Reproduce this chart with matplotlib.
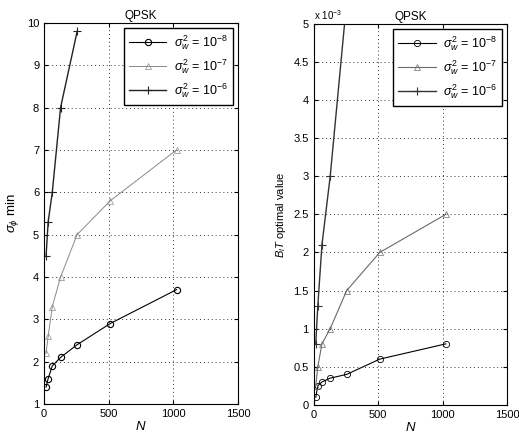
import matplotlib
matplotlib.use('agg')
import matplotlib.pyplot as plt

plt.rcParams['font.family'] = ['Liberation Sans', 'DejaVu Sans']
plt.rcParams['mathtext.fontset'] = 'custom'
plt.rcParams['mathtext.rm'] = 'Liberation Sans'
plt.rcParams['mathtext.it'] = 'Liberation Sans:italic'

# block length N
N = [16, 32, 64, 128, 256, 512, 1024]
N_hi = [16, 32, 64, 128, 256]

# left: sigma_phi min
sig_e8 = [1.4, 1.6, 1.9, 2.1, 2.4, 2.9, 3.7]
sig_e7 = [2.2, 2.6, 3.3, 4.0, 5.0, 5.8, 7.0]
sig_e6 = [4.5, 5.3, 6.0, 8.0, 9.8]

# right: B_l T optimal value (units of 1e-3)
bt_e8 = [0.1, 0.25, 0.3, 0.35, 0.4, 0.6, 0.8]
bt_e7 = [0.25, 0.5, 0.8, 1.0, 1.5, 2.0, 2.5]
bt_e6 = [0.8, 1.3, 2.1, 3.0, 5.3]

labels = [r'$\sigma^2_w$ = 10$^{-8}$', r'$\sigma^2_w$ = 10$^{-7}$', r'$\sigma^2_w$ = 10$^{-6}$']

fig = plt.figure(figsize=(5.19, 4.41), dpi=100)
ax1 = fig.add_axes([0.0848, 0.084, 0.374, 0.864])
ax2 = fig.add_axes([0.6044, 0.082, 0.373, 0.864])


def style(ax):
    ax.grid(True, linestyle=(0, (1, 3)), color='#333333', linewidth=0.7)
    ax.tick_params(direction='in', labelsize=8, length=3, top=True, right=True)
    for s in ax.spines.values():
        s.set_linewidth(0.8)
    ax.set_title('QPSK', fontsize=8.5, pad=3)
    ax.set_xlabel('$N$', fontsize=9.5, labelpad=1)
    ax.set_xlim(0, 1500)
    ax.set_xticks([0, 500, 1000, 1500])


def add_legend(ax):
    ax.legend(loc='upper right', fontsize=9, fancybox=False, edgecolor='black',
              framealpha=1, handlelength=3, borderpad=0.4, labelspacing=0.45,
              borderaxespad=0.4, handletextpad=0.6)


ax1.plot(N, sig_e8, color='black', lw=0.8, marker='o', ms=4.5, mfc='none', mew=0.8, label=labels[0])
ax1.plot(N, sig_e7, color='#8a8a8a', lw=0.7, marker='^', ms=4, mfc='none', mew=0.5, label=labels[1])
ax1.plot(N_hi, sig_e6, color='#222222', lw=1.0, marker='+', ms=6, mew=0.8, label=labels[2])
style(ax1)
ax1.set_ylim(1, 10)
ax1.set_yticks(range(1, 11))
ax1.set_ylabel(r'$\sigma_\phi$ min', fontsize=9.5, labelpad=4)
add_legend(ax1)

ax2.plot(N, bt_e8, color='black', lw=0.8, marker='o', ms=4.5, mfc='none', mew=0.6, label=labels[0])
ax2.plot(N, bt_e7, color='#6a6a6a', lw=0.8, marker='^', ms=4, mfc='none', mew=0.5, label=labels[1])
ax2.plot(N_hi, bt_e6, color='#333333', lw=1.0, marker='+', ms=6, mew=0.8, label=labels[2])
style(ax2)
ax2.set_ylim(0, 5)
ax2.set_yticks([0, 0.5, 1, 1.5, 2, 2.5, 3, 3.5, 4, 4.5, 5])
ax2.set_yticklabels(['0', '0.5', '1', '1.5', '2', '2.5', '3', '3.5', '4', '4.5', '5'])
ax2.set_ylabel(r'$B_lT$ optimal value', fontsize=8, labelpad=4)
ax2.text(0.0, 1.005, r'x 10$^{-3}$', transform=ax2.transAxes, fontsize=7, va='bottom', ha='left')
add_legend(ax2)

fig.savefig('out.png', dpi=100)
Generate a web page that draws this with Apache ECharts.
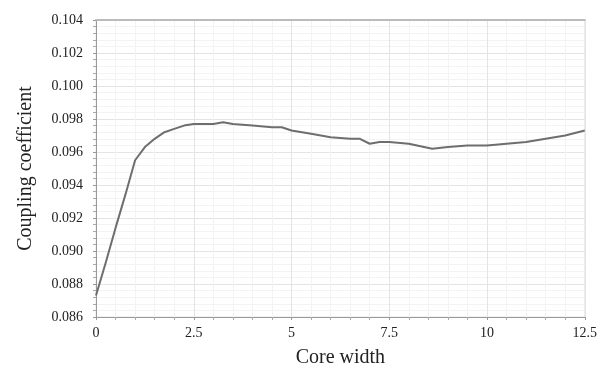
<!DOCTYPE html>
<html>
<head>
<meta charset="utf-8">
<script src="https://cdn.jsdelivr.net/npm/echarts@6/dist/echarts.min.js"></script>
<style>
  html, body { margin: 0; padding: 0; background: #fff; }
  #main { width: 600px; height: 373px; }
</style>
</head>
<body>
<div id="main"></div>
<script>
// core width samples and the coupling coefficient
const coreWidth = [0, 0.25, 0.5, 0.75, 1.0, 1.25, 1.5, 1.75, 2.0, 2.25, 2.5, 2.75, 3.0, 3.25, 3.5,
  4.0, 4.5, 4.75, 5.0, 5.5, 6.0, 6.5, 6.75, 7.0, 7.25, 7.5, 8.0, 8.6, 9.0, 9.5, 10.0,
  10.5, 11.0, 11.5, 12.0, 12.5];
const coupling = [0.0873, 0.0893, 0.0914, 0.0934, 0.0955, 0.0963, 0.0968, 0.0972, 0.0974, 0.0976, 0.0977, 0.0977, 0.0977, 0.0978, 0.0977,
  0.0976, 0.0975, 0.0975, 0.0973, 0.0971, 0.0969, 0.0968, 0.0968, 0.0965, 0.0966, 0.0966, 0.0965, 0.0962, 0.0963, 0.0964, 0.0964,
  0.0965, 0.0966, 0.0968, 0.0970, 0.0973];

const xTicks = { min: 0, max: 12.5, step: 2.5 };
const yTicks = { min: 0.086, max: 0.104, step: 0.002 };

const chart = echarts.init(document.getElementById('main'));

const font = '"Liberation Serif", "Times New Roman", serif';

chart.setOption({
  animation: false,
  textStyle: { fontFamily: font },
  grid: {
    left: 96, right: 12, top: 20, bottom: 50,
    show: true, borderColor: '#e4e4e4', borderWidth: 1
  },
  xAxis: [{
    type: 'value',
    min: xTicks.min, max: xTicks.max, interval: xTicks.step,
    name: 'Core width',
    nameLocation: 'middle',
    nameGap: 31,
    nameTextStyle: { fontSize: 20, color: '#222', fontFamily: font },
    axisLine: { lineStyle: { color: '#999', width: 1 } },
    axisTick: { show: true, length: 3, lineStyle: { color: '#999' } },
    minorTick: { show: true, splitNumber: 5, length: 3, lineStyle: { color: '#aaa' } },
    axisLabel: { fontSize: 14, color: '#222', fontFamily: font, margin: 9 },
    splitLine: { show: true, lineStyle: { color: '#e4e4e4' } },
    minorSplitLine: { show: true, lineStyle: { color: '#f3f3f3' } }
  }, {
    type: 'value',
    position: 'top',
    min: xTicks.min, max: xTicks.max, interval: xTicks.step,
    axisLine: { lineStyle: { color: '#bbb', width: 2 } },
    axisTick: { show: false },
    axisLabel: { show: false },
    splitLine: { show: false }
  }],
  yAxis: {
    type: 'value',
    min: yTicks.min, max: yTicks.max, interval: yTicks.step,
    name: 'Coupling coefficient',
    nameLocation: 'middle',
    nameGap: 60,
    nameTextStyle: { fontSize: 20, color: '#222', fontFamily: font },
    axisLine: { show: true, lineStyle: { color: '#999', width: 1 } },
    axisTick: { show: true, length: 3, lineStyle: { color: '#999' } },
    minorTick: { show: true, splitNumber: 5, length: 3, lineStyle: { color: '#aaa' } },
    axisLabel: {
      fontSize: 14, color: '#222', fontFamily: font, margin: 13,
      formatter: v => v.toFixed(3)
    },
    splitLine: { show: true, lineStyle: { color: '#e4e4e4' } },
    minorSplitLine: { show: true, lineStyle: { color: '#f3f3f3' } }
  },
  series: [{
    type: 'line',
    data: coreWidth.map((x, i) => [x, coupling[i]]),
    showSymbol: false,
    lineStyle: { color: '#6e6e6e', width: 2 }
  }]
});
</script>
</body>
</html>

§

■ What you have to do
Write out all the entries again, word for word, and print no images.

■ Result for this exercise
Reproduce this chart with matplotlib.
import matplotlib
matplotlib.use('agg')
import matplotlib.pyplot as plt

plt.rcParams['font.family'] = ['Liberation Sans', 'DejaVu Sans']
plt.rcParams['mathtext.fontset'] = 'custom'
plt.rcParams['mathtext.rm'] = 'Liberation Sans'
plt.rcParams['mathtext.it'] = 'Liberation Sans:italic'

# block length N
N = [16, 32, 64, 128, 256, 512, 1024]
N_hi = [16, 32, 64, 128, 256]

# left: sigma_phi min
sig_e8 = [1.4, 1.6, 1.9, 2.1, 2.4, 2.9, 3.7]
sig_e7 = [2.2, 2.6, 3.3, 4.0, 5.0, 5.8, 7.0]
sig_e6 = [4.5, 5.3, 6.0, 8.0, 9.8]

# right: B_l T optimal value (units of 1e-3)
bt_e8 = [0.1, 0.25, 0.3, 0.35, 0.4, 0.6, 0.8]
bt_e7 = [0.25, 0.5, 0.8, 1.0, 1.5, 2.0, 2.5]
bt_e6 = [0.8, 1.3, 2.1, 3.0, 5.3]

labels = [r'$\sigma^2_w$ = 10$^{-8}$', r'$\sigma^2_w$ = 10$^{-7}$', r'$\sigma^2_w$ = 10$^{-6}$']

fig = plt.figure(figsize=(5.19, 4.41), dpi=100)
ax1 = fig.add_axes([0.0848, 0.084, 0.374, 0.864])
ax2 = fig.add_axes([0.6044, 0.082, 0.373, 0.864])


def style(ax):
    ax.grid(True, linestyle=(0, (1, 3)), color='#333333', linewidth=0.7)
    ax.tick_params(direction='in', labelsize=8, length=3, top=True, right=True)
    for s in ax.spines.values():
        s.set_linewidth(0.8)
    ax.set_title('QPSK', fontsize=8.5, pad=3)
    ax.set_xlabel('$N$', fontsize=9.5, labelpad=1)
    ax.set_xlim(0, 1500)
    ax.set_xticks([0, 500, 1000, 1500])


def add_legend(ax):
    ax.legend(loc='upper right', fontsize=9, fancybox=False, edgecolor='black',
              framealpha=1, handlelength=3, borderpad=0.4, labelspacing=0.45,
              borderaxespad=0.4, handletextpad=0.6)


ax1.plot(N, sig_e8, color='black', lw=0.8, marker='o', ms=4.5, mfc='none', mew=0.8, label=labels[0])
ax1.plot(N, sig_e7, color='#8a8a8a', lw=0.7, marker='^', ms=4, mfc='none', mew=0.5, label=labels[1])
ax1.plot(N_hi, sig_e6, color='#222222', lw=1.0, marker='+', ms=6, mew=0.8, label=labels[2])
style(ax1)
ax1.set_ylim(1, 10)
ax1.set_yticks(range(1, 11))
ax1.set_ylabel(r'$\sigma_\phi$ min', fontsize=9.5, labelpad=4)
add_legend(ax1)

ax2.plot(N, bt_e8, color='black', lw=0.8, marker='o', ms=4.5, mfc='none', mew=0.6, label=labels[0])
ax2.plot(N, bt_e7, color='#6a6a6a', lw=0.8, marker='^', ms=4, mfc='none', mew=0.5, label=labels[1])
ax2.plot(N_hi, bt_e6, color='#333333', lw=1.0, marker='+', ms=6, mew=0.8, label=labels[2])
style(ax2)
ax2.set_ylim(0, 5)
ax2.set_yticks([0, 0.5, 1, 1.5, 2, 2.5, 3, 3.5, 4, 4.5, 5])
ax2.set_yticklabels(['0', '0.5', '1', '1.5', '2', '2.5', '3', '3.5', '4', '4.5', '5'])
ax2.set_ylabel(r'$B_lT$ optimal value', fontsize=8, labelpad=4)
ax2.text(0.0, 1.005, r'x 10$^{-3}$', transform=ax2.transAxes, fontsize=7, va='bottom', ha='left')
add_legend(ax2)

fig.savefig('out.png', dpi=100)
Generate a web page that draws this with Apache ECharts.
<!DOCTYPE html>
<html>
<head>
<meta charset="utf-8">
<script src="https://cdn.jsdelivr.net/npm/echarts@6/dist/echarts.min.js"></script>
<style>
  html, body { margin: 0; padding: 0; background: #fff; }
  #main { width: 600px; height: 373px; }
</style>
</head>
<body>
<div id="main"></div>
<script>
// core width samples and the coupling coefficient
const coreWidth = [0, 0.25, 0.5, 0.75, 1.0, 1.25, 1.5, 1.75, 2.0, 2.25, 2.5, 2.75, 3.0, 3.25, 3.5,
  4.0, 4.5, 4.75, 5.0, 5.5, 6.0, 6.5, 6.75, 7.0, 7.25, 7.5, 8.0, 8.6, 9.0, 9.5, 10.0,
  10.5, 11.0, 11.5, 12.0, 12.5];
const coupling = [0.0873, 0.0893, 0.0914, 0.0934, 0.0955, 0.0963, 0.0968, 0.0972, 0.0974, 0.0976, 0.0977, 0.0977, 0.0977, 0.0978, 0.0977,
  0.0976, 0.0975, 0.0975, 0.0973, 0.0971, 0.0969, 0.0968, 0.0968, 0.0965, 0.0966, 0.0966, 0.0965, 0.0962, 0.0963, 0.0964, 0.0964,
  0.0965, 0.0966, 0.0968, 0.0970, 0.0973];

const xTicks = { min: 0, max: 12.5, step: 2.5 };
const yTicks = { min: 0.086, max: 0.104, step: 0.002 };

const chart = echarts.init(document.getElementById('main'));

const font = '"Liberation Serif", "Times New Roman", serif';

chart.setOption({
  animation: false,
  textStyle: { fontFamily: font },
  grid: {
    left: 96, right: 12, top: 20, bottom: 50,
    show: true, borderColor: '#e4e4e4', borderWidth: 1
  },
  xAxis: [{
    type: 'value',
    min: xTicks.min, max: xTicks.max, interval: xTicks.step,
    name: 'Core width',
    nameLocation: 'middle',
    nameGap: 31,
    nameTextStyle: { fontSize: 20, color: '#222', fontFamily: font },
    axisLine: { lineStyle: { color: '#999', width: 1 } },
    axisTick: { show: true, length: 3, lineStyle: { color: '#999' } },
    minorTick: { show: true, splitNumber: 5, length: 3, lineStyle: { color: '#aaa' } },
    axisLabel: { fontSize: 14, color: '#222', fontFamily: font, margin: 9 },
    splitLine: { show: true, lineStyle: { color: '#e4e4e4' } },
    minorSplitLine: { show: true, lineStyle: { color: '#f3f3f3' } }
  }, {
    type: 'value',
    position: 'top',
    min: xTicks.min, max: xTicks.max, interval: xTicks.step,
    axisLine: { lineStyle: { color: '#bbb', width: 2 } },
    axisTick: { show: false },
    axisLabel: { show: false },
    splitLine: { show: false }
  }],
  yAxis: {
    type: 'value',
    min: yTicks.min, max: yTicks.max, interval: yTicks.step,
    name: 'Coupling coefficient',
    nameLocation: 'middle',
    nameGap: 60,
    nameTextStyle: { fontSize: 20, color: '#222', fontFamily: font },
    axisLine: { show: true, lineStyle: { color: '#999', width: 1 } },
    axisTick: { show: true, length: 3, lineStyle: { color: '#999' } },
    minorTick: { show: true, splitNumber: 5, length: 3, lineStyle: { color: '#aaa' } },
    axisLabel: {
      fontSize: 14, color: '#222', fontFamily: font, margin: 13,
      formatter: v => v.toFixed(3)
    },
    splitLine: { show: true, lineStyle: { color: '#e4e4e4' } },
    minorSplitLine: { show: true, lineStyle: { color: '#f3f3f3' } }
  },
  series: [{
    type: 'line',
    data: coreWidth.map((x, i) => [x, coupling[i]]),
    showSymbol: false,
    lineStyle: { color: '#6e6e6e', width: 2 }
  }]
});
</script>
</body>
</html>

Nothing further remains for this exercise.